■ Task instructions:
Return the material exactly, first line through the line containing "whislo=whislo[i], whishi=whishi[i], fliers=outliers[i]))", and nothing more. Pictures stay out.

═══ Available data ═══

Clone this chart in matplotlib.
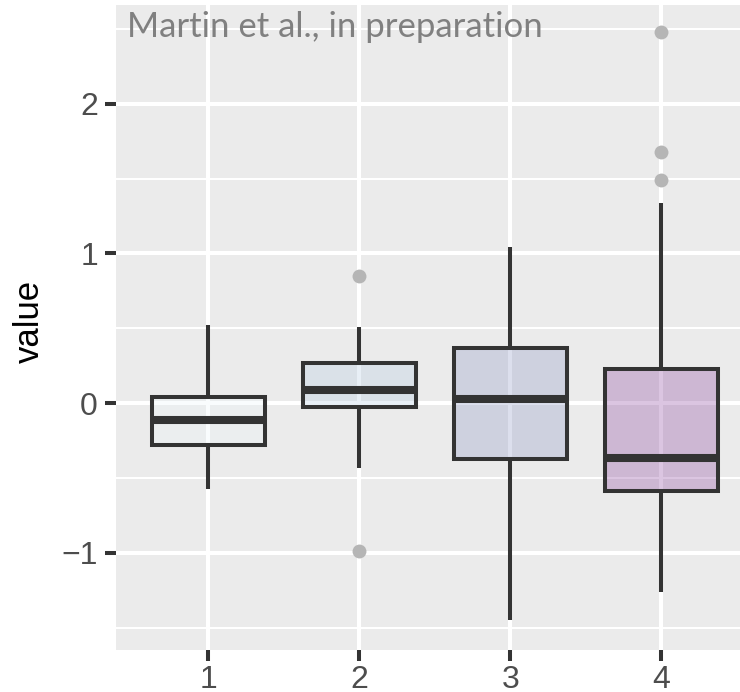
import matplotlib.pyplot as plt
from matplotlib.colors import to_rgba

# box statistics
groups = [1, 2, 3, 4]
q1 = [-0.28, -0.025, -0.375, -0.59]
med = [-0.115, 0.09, 0.03, -0.37]
q3 = [0.04, 0.27, 0.37, 0.23]
whislo = [-0.575, -0.435, -1.45, -1.26]
whishi = [0.52, 0.51, 1.04, 1.34]
outliers = [[], [0.85, -0.99], [], [1.49, 1.68, 2.48]]
fills = ['#EDF8FB', '#B3CDE3', '#8C96C6', '#88419D']

BG = '#EBEBEB'
DARK = '#333333'

fig = plt.figure(figsize=(7.4, 6.92), dpi=100)
ax = fig.add_axes([116 / 740, 42 / 692, 624 / 740, 645 / 692])
ax.set_facecolor(BG)

stats = []
for i in range(len(groups)):
    stats.append(dict(med=med[i], q1=q1[i], q3=q3[i],
                      whislo=whislo[i], whishi=whishi[i], fliers=outliers[i]))

bp = ax.bxp(stats, positions=groups, widths=0.75, patch_artist=True,
            showcaps=False,
            boxprops=dict(linewidth=2.9, edgecolor=DARK),
            whiskerprops=dict(linewidth=2.9, color=DARK, solid_capstyle='butt'),
            medianprops=dict(linewidth=5.8, color=DARK, solid_capstyle='butt'),
            flierprops=dict(marker='o', markersize=10, markerfacecolor='#B5B5B5',
                            markeredgecolor='none', linestyle='none'))
for patch, c in zip(bp['boxes'], fills):
    patch.set_facecolor(to_rgba(c, 0.3))
    patch.set_edgecolor(DARK)

ax.set_xlim(0.39, 4.52)
ax.set_ylim(-1.65, 2.66)
ax.set_xticks(groups)
ax.set_xticklabels([str(g) for g in groups])
ax.set_yticks([-1, 0, 1, 2])
ax.set_yticklabels(['\u22121', '0', '1', '2'])
ax.set_yticks([-1.5, -0.5, 0.5, 1.5, 2.5], minor=True)

ax.set_axisbelow(True)
ax.grid(which='major', color='white', linewidth=2.9)
ax.grid(which='minor', axis='y', color='white', linewidth=1.5)
ax.tick_params(which='major', length=8, width=2.9, color=DARK,
               labelsize=23, labelcolor='#4D4D4D', pad=5)
ax.tick_params(axis='x', which='major', pad=3)
ax.tick_params(which='minor', length=0)
for lab in ax.get_xticklabels() + ax.get_yticklabels():
    lab.set_family(['Liberation Sans', 'DejaVu Sans'])
for s in ax.spines.values():
    s.set_visible(False)

ax.set_ylabel('value', fontsize=25, family='Liberation Sans', color='black')
ax.yaxis.set_label_coords(-0.112, 0.51)

fig.text(127 / 740, (692 - 37) / 692, 'Martin et al., in preparation',
         fontsize=25, family='Lato', color='#808080', va='baseline', ha='left')

fig.savefig('out.png', dpi=100)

═══

■ Complete answer:
Clone this chart in matplotlib.
import matplotlib.pyplot as plt
from matplotlib.colors import to_rgba

# box statistics
groups = [1, 2, 3, 4]
q1 = [-0.28, -0.025, -0.375, -0.59]
med = [-0.115, 0.09, 0.03, -0.37]
q3 = [0.04, 0.27, 0.37, 0.23]
whislo = [-0.575, -0.435, -1.45, -1.26]
whishi = [0.52, 0.51, 1.04, 1.34]
outliers = [[], [0.85, -0.99], [], [1.49, 1.68, 2.48]]
fills = ['#EDF8FB', '#B3CDE3', '#8C96C6', '#88419D']

BG = '#EBEBEB'
DARK = '#333333'

fig = plt.figure(figsize=(7.4, 6.92), dpi=100)
ax = fig.add_axes([116 / 740, 42 / 692, 624 / 740, 645 / 692])
ax.set_facecolor(BG)

stats = []
for i in range(len(groups)):
    stats.append(dict(med=med[i], q1=q1[i], q3=q3[i],
                      whislo=whislo[i], whishi=whishi[i], fliers=outliers[i]))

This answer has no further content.